Can it be something that bought from the outside, like a point solutions tool on top of Artifactory? Yes. What we see is that the thousands of customers prefer to take it as part of their DevOps subscription with JFrog, knowing that this is a built-in solution on top of your system of record.
Your final question comes from the line of Koji Ikeda with Bank of America. Your line is open. Please go ahead.
Yeah. Hey, guys. Thanks so much for squeezing me in. When I look at cloud, the net new revenue added this quarter, I think is the most ever in a quarter, let alone a first quarter. That absolutely implies customers are spending above commitment levels like never before. Why is it, or maybe the better question is how long do customers typically take before they come to JFrog and start renegotiating their contracts for higher commitment levels, which presumably come with better volume discounts? Thank you.
Yes. Regarding the why, I'll make it simple. We called it before. We would see more code means more binaries means more JFrog, and JFrog is well known for being the binary people. Regarding how long it takes, we are not waiting, Koji. This is part of our practices, our enterprise sales practices, changed something like 2 years ago. We are going to those customers with a better offer, with a better plan if they are committing. The question would be how long this experiment will be mature to be discussed as a commitment. This is something that I'm sure that we will keep on following and provide you with more clarity of where the cloud goes.

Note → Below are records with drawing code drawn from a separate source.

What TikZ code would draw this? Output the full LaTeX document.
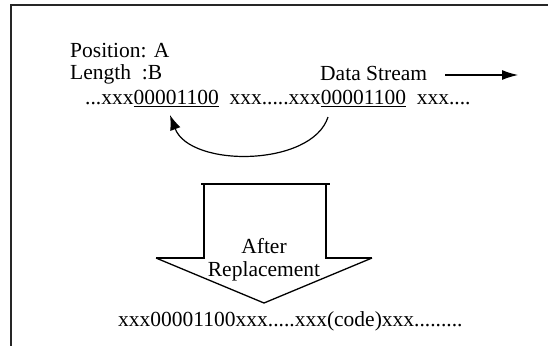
\documentclass[tikz,border=0pt]{standalone}
\usepackage{fontspec}
\setmainfont{Liberation Serif}
\usetikzlibrary{arrows.meta}
% underline drawn as a rule a little below the baseline
\newcommand\streamul[1]{\setbox0\hbox{#1}\rlap{\copy0}\rule[-3.2pt]{\wd0}{1.1pt}}
\begin{document}
\begin{tikzpicture}[x=1pt,y=-1pt,
  lbl/.style={inner sep=0pt, font=\fontsize{21.5}{26}\selectfont},
  frame/.style={line width=1.7pt, draw=black!85},
  outline/.style={line width=1.3pt, line join=miter},
  flow/.style={line width=1.2pt, -{Latex[length=15pt,width=11pt]}},
  stream/.style={line width=1.1pt, -{Latex[length=16pt,width=10pt]}}]
\useasboundingbox (0,0) rectangle (548,346);
% page frame: top and left edges only
\draw[frame] (548,5) -- (11,5) -- (11,346);

% labels
\node[lbl, anchor=base west] (pos) at (70,57) {Position: A};
\node[lbl, anchor=base west] (len) at (70,79) {Length\ \ :B};
\node[lbl, anchor=base west] (ds) at (320,80) {Data Stream};
\coordinate (dsend) at (518,75);
\draw[stream] ([xshift=18pt]ds.east |- dsend) -- (dsend);

% the data stream with the two matching patterns
\node[lbl, anchor=base west] (data) at (85,104)
  {...xxx\streamul{00001100}\ \ xxx.....xxx\streamul{00001100}\ \ xxx....};

% copy arrow from the second pattern back to the first
\coordinate (from) at (328,117);
\coordinate (to) at (170,115);
\draw[flow] (from) .. controls (312,167) and (190,168) .. (to);

% block arrow
\coordinate (tip) at (264,303);
\draw[outline] (201,184) -- (330,184);
\draw[outline] (156,258) -- (204,258) -- (204,184);
\draw[outline] (372,258) -- (326,258) -- (326,184);
\draw[outline] (156,258) -- (tip) -- (372,258);
\node[lbl, anchor=base] (after) at (264,253) {After};
\node[lbl, anchor=base] (repl) at (264,276) {Replacement};

% resulting stream
\node[lbl, anchor=base west] (result) at (118,326)
  {xxx00001100xxx.....xxx(code)xxx.........};
\end{tikzpicture}
\end{document}
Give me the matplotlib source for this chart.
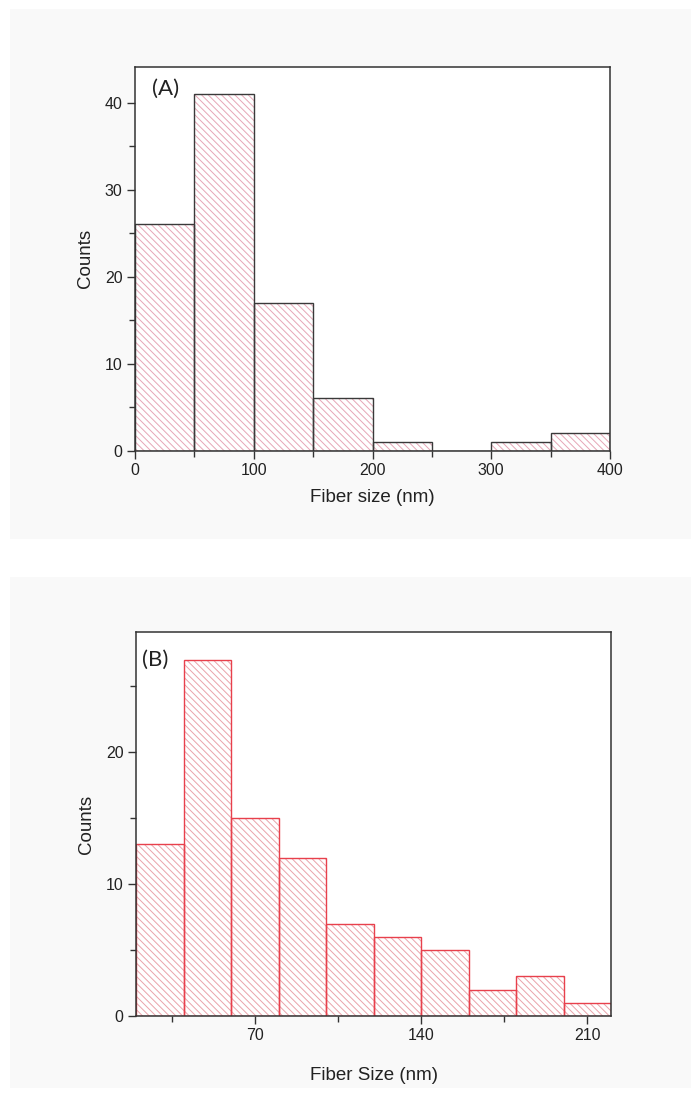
import numpy as np
import matplotlib
matplotlib.use("Agg")
import matplotlib.pyplot as plt
from matplotlib.patches import Rectangle
from matplotlib.ticker import MultipleLocator

# histogram data, panel A (bin width 50 nm)
edges_a = [0, 50, 100, 150, 200, 250, 300, 350, 400]
counts_a = [26, 41, 17, 6, 1, 0, 1, 2]

# histogram data, panel B (bin width 20 nm)
edges_b = [20, 40, 60, 80, 100, 120, 140, 160, 180, 200, 220]
counts_b = [13, 27, 15, 12, 7, 6, 5, 2, 3, 1]

plt.rcParams['font.family'] = ['Liberation Sans', 'DejaVu Sans']
plt.rcParams['hatch.linewidth'] = 0.7

W, H = 691, 1095
fig = plt.figure(figsize=(W / 100, H / 100), dpi=100)
fig.patch.set_facecolor('white')

# light grey panels behind each plot
for (y0, y1) in [(9, 539), (577, 1088)]:
    fig.patches.append(Rectangle((10 / W, 1 - y1 / H), (W - 10) / W, (y1 - y0) / H,
                                 transform=fig.transFigure, facecolor='#f9f9f9',
                                 edgecolor='none', zorder=-5))


def draw_hist(ax, edges, counts, edge_col, hatch_col):
    edges = np.asarray(edges)
    widths = np.diff(edges)
    # hatch layer first, outline drawn on top
    ax.bar(edges[:-1], counts, width=widths, align='edge', color='white',
           edgecolor=hatch_col, hatch='\\\\\\\\\\', linewidth=0, zorder=2)
    ax.bar(edges[:-1], counts, width=widths, align='edge', fill=False,
           edgecolor=edge_col, linewidth=1.0, zorder=3)


def style_axes(ax):
    ax.set_facecolor('white')
    for s in ax.spines.values():
        s.set_color('#333333')
        s.set_linewidth(1.1)
        s.set_zorder(4)
    ax.tick_params(which='major', direction='out', length=5.5, width=1.0,
                   color='#333333', labelsize=11.5, labelcolor='#222222')
    ax.tick_params(which='minor', direction='out', length=4, width=1.0,
                   color='#333333')
    ax.tick_params(top=False, right=False, which='both')


# panel A
ax1 = fig.add_axes([135 / W, 1 - 450.7 / H, 475 / W, 383.7 / H])
draw_hist(ax1, edges_a, counts_a, '#3a3a3a', '#e6a6b6')
ax1.set_xlim(0, 400)
ax1.set_ylim(0, 44.1)
ax1.xaxis.set_major_locator(MultipleLocator(100))
ax1.xaxis.set_minor_locator(MultipleLocator(50))
ax1.yaxis.set_major_locator(MultipleLocator(10))
ax1.yaxis.set_minor_locator(MultipleLocator(5))
style_axes(ax1)
ax1.set_xlabel('Fiber size (nm)', fontsize=13.5, color='#222222')
ax1.set_ylabel('Counts', fontsize=13.5, color='#222222')
ax1.xaxis.set_label_coords(0.5, -0.1)
ax1.yaxis.set_label_coords(-0.086, 0.5)
ax1.text(0.036, 0.943, '(A)', transform=ax1.transAxes, fontsize=16,
         family=['Lato', 'DejaVu Sans'], va='center', ha='left', color='#222222')

# panel B
ax2 = fig.add_axes([136 / W, 1 - 1016 / H, 475 / W, 384 / H])
draw_hist(ax2, edges_b, counts_b, '#e8404c', '#eaa3aa')
ax2.set_xlim(20, 220)
ax2.set_ylim(0, 29.1)
ax2.xaxis.set_major_locator(MultipleLocator(70))
ax2.xaxis.set_minor_locator(MultipleLocator(35))
ax2.yaxis.set_major_locator(MultipleLocator(10))
ax2.yaxis.set_minor_locator(MultipleLocator(5))
style_axes(ax2)
ax2.set_xlabel('Fiber Size (nm)', fontsize=13.5, color='#222222')
ax2.set_ylabel('Counts', fontsize=13.5, color='#222222')
ax2.xaxis.set_label_coords(0.5, -0.133)
ax2.yaxis.set_label_coords(-0.086, 0.5)
ax2.text(0.013, 0.927, '(B)', transform=ax2.transAxes, fontsize=16,
         family=['Lato', 'DejaVu Sans'], va='center', ha='left', color='#222222')

fig.savefig('out.png', dpi=100, facecolor=fig.get_facecolor())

If you look at the confidence in our guidance, we raised the cloud although we see that a lot of it comes from usage over commitment, we raised the guides for the year because we know that this is not a trend, this is not a spike. It's few quarters already that we see the growth in the cloud.
This concludes the question and answer session. I will now turn the call back to Shlomi for closing remarks.
Everyone, thank you for your question. Thank you for your trust. May the frog be with you, and may we have a great year.
This concludes today's call. Thank you for attending. You may now disconnect.